Google DeepMind’s introduction of Gemma 4 12B indicates that the future of agentic AI is shifting more toward local PCs and less toward the cloud, underscoring that the AI race is still in early stages and the market’s direction remains fluid.
Google’s AI lab released the open source model on June 3. It is the latest in the Gemma 4 family of models Google introduced in April. Gemma 4 12B is under the Apache 2.0 license, which gives enterprise developers flexibility and digital control in using, modifying and deploying the model commercially without licensing barriers. Google DeepMind also made Gemma 4 encoder-free, meaning that pictures and videos are directly fed into the multimodal model, with no barrier between the media and the model.
“It helps with the model running very efficiently on limited resources,” said Lian Jye Su, an analyst at Omdia, a division of Informa TechTarget.
A Bigger Trend
Google DeepMind launched Gemma 4 a day after Microsoft introduced its new Aion line of models on its Surface RTX Spark Dev Box computer. The models follow a recent trend among cloud providers, focusing on helping enterprise developers run workloads locally on edge devices rather than in the cloud, so developers and other users can run agentic workloads without being inhibited by the need to pay for the per-token processing in the cloud. Instead, they pay a one-time cost for the model itself or download it in the case of Gemma 4 12B, since the model is free for any user with a 16GB laptop.

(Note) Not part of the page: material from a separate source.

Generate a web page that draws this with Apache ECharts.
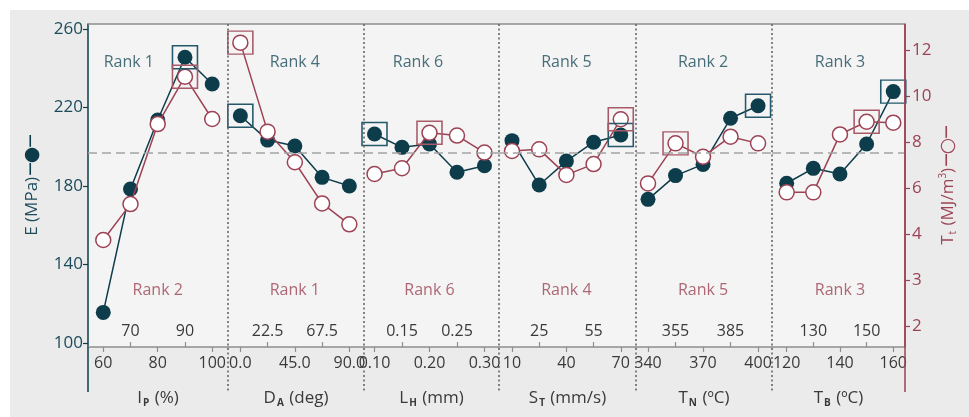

In addition to its low cost for developers, Gemma 4 12B is an example of how models are becoming much smarter for edge devices like laptops, Su said.
“They used to be rather difficult to deploy,” he said. He added that for Gemma 4, benefits include processing insights from multiple data sources, such as vision, audio or sensor data.
“That’s very powerful to enhance UX and provide richer response and feedback to the user, which means enterprises can deploy smarter devices,” Su continued.
He added that it will be interesting to see how the model supports AI agents, because it’s a small model, while agentic reasoning processes usually require models with larger parameter counts.
“You need a reasonably sized model because you do want the model to have enough knowledge,” Su said. He added that while smaller models can manage agentic workloads, they are not complex and are task-specific.
Google DeepMind also released its Skills Repository, a library of skills for developers to build with.
Enterprise developers who want to try the model can do so in the Google AI Edge Gallery App, LM Studio and the Google AI Edge Eloquent app.